* _TASK_
Exactly and only the lines from the one containing "Recreate this image" through the one containing "60, 70, 80];" belong in your copy. Pictures do not.

## begin

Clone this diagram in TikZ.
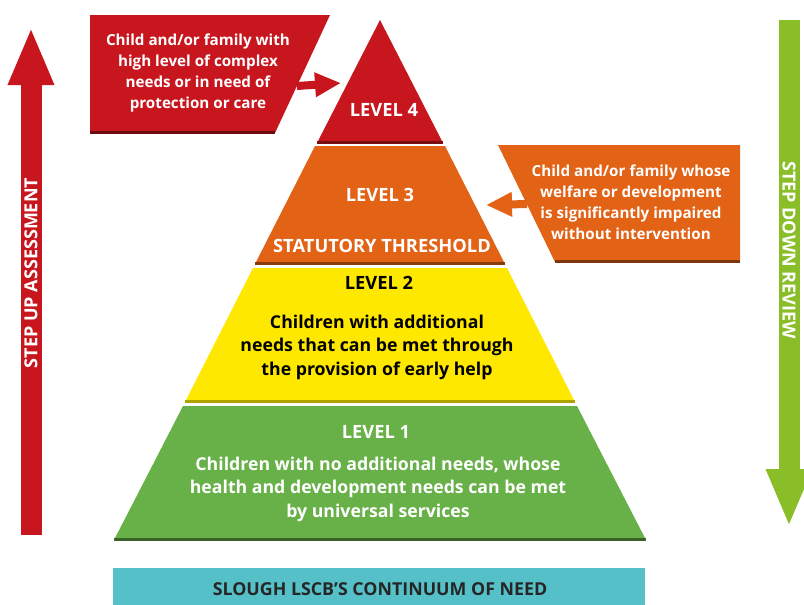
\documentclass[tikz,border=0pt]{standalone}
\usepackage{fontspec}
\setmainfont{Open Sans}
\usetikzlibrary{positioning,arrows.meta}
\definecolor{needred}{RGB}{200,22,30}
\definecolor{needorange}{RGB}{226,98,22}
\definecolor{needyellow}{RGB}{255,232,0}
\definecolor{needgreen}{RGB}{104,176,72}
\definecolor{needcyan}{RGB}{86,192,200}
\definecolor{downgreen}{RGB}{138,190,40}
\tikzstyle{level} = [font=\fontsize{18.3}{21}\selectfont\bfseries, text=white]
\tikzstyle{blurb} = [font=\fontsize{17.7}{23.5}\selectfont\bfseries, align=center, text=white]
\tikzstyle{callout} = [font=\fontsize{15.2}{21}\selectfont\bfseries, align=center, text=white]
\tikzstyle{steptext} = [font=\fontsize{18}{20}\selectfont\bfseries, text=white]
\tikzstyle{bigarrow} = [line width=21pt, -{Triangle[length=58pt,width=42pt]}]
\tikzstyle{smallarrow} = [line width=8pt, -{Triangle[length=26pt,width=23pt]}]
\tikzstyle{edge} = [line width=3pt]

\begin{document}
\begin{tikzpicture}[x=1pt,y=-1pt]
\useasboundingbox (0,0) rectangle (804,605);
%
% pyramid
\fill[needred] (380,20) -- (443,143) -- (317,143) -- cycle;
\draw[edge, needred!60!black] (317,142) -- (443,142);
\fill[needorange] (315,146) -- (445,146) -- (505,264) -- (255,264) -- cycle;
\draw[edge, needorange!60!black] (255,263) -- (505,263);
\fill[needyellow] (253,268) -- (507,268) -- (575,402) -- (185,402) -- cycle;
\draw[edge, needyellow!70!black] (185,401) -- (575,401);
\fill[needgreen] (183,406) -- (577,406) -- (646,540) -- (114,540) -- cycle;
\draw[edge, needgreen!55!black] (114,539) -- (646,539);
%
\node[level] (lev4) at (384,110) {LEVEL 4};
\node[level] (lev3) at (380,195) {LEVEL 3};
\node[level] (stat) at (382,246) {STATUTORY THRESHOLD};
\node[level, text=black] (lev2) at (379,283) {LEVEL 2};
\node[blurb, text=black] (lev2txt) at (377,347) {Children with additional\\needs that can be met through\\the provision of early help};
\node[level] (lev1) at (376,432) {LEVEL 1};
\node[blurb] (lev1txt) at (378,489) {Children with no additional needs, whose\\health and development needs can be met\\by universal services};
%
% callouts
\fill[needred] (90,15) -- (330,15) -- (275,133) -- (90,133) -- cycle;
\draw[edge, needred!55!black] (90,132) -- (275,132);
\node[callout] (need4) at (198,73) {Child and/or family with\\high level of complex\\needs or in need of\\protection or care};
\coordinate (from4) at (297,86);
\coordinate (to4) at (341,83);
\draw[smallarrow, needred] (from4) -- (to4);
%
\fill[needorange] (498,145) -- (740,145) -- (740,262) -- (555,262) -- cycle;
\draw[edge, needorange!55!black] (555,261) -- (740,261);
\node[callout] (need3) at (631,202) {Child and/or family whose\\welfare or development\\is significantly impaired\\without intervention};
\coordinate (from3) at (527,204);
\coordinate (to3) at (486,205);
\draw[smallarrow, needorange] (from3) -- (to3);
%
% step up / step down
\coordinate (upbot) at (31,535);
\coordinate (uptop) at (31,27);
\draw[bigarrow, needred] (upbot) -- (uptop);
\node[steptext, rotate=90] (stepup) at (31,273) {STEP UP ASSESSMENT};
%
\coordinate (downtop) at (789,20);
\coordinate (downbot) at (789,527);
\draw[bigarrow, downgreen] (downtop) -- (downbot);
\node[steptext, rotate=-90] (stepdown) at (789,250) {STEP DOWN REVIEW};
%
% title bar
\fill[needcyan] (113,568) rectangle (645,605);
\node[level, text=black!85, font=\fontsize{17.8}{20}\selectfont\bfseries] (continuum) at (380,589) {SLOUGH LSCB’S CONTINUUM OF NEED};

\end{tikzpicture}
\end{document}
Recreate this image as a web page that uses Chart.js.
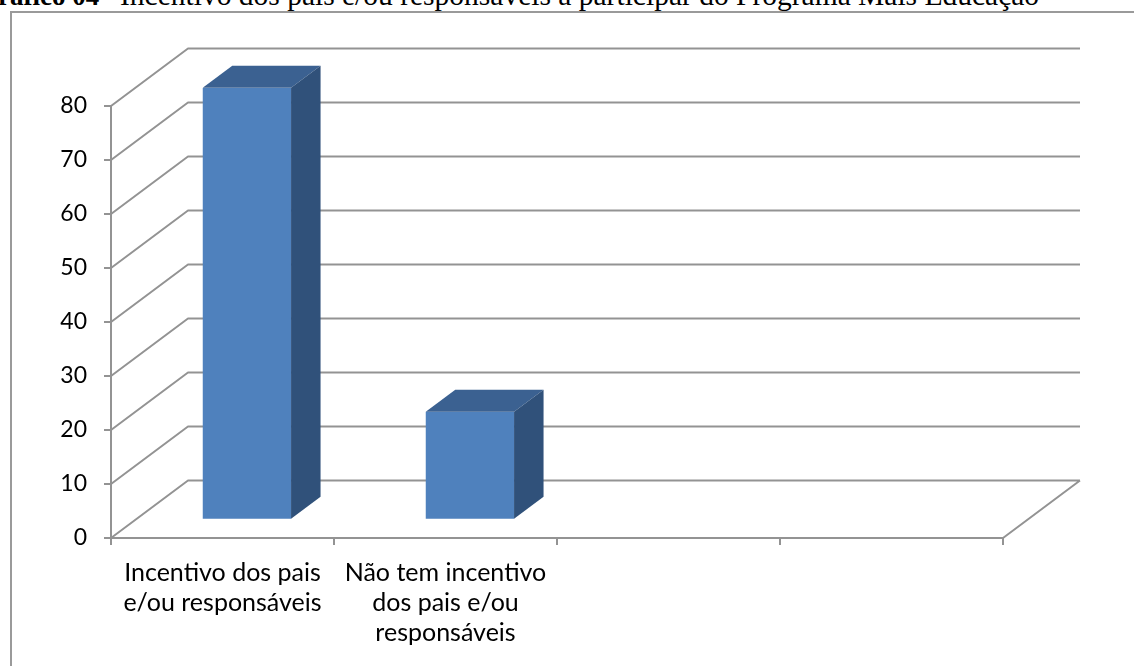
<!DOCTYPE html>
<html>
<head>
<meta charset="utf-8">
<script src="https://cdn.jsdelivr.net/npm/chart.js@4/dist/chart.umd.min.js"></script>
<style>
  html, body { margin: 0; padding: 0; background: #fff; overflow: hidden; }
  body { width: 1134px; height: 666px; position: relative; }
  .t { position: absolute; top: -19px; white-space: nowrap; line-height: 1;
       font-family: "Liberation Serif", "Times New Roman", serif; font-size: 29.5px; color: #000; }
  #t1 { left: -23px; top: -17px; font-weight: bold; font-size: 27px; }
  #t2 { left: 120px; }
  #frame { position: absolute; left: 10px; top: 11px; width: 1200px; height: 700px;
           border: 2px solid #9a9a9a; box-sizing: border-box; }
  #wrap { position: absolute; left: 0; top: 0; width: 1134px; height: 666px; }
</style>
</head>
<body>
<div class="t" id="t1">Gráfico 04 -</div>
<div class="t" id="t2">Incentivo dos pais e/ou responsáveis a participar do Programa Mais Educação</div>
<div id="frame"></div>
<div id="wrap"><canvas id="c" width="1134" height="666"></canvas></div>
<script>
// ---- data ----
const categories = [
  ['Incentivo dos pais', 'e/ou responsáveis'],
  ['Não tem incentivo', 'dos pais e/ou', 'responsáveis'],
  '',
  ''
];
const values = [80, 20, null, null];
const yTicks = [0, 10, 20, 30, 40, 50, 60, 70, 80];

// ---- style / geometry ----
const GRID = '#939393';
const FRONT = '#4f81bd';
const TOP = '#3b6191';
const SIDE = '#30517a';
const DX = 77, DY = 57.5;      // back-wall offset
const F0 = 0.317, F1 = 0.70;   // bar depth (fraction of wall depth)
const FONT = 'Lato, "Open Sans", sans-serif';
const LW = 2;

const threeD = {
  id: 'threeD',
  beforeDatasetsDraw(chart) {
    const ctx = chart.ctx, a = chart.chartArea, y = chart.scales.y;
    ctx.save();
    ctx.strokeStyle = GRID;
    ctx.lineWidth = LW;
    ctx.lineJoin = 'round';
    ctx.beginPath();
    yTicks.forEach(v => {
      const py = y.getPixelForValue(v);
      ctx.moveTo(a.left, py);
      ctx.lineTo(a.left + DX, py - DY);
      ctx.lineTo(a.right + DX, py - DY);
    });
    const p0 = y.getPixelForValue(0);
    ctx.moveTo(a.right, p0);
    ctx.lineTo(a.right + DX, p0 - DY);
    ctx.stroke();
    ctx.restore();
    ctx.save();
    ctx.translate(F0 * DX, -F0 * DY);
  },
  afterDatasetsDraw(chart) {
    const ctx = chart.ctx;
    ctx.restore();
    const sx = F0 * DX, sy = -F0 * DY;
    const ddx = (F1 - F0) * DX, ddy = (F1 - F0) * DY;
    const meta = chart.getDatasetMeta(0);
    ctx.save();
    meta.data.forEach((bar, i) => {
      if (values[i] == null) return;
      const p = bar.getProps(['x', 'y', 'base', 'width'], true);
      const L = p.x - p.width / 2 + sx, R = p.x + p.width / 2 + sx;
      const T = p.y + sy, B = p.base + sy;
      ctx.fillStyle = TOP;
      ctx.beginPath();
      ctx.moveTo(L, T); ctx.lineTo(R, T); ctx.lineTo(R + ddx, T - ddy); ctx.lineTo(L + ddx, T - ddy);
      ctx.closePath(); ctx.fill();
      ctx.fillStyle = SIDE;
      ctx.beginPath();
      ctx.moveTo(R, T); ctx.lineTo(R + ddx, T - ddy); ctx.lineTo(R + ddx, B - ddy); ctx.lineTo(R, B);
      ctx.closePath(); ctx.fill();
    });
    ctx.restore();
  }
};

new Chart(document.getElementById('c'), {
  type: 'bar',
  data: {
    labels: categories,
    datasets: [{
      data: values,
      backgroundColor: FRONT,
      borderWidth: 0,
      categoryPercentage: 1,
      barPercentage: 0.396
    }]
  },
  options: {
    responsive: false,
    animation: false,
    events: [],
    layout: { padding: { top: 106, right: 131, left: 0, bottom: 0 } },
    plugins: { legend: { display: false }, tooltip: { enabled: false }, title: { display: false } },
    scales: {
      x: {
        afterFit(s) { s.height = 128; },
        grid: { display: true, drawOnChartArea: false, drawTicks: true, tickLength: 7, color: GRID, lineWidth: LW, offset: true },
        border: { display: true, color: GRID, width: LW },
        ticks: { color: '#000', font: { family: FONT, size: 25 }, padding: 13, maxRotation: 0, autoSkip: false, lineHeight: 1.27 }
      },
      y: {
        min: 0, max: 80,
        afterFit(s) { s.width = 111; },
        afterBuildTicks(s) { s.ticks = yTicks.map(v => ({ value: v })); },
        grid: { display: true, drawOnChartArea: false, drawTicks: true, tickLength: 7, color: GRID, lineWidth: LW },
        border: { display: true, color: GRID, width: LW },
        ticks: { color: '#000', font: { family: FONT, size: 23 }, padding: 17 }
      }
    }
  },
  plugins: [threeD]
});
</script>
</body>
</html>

## end

* _RESPONSE TO THIS TASK_
Recreate this image as a web page that uses Chart.js.
<!DOCTYPE html>
<html>
<head>
<meta charset="utf-8">
<script src="https://cdn.jsdelivr.net/npm/chart.js@4/dist/chart.umd.min.js"></script>
<style>
  html, body { margin: 0; padding: 0; background: #fff; overflow: hidden; }
  body { width: 1134px; height: 666px; position: relative; }
  .t { position: absolute; top: -19px; white-space: nowrap; line-height: 1;
       font-family: "Liberation Serif", "Times New Roman", serif; font-size: 29.5px; color: #000; }
  #t1 { left: -23px; top: -17px; font-weight: bold; font-size: 27px; }
  #t2 { left: 120px; }
  #frame { position: absolute; left: 10px; top: 11px; width: 1200px; height: 700px;
           border: 2px solid #9a9a9a; box-sizing: border-box; }
  #wrap { position: absolute; left: 0; top: 0; width: 1134px; height: 666px; }
</style>
</head>
<body>
<div class="t" id="t1">Gráfico 04 -</div>
<div class="t" id="t2">Incentivo dos pais e/ou responsáveis a participar do Programa Mais Educação</div>
<div id="frame"></div>
<div id="wrap"><canvas id="c" width="1134" height="666"></canvas></div>
<script>
// ---- data ----
const categories = [
  ['Incentivo dos pais', 'e/ou responsáveis'],
  ['Não tem incentivo', 'dos pais e/ou', 'responsáveis'],
  '',
  ''
];
const values = [80, 20, null, null];
const yTicks = [0, 10, 20, 30, 40, 50, 60, 70, 80];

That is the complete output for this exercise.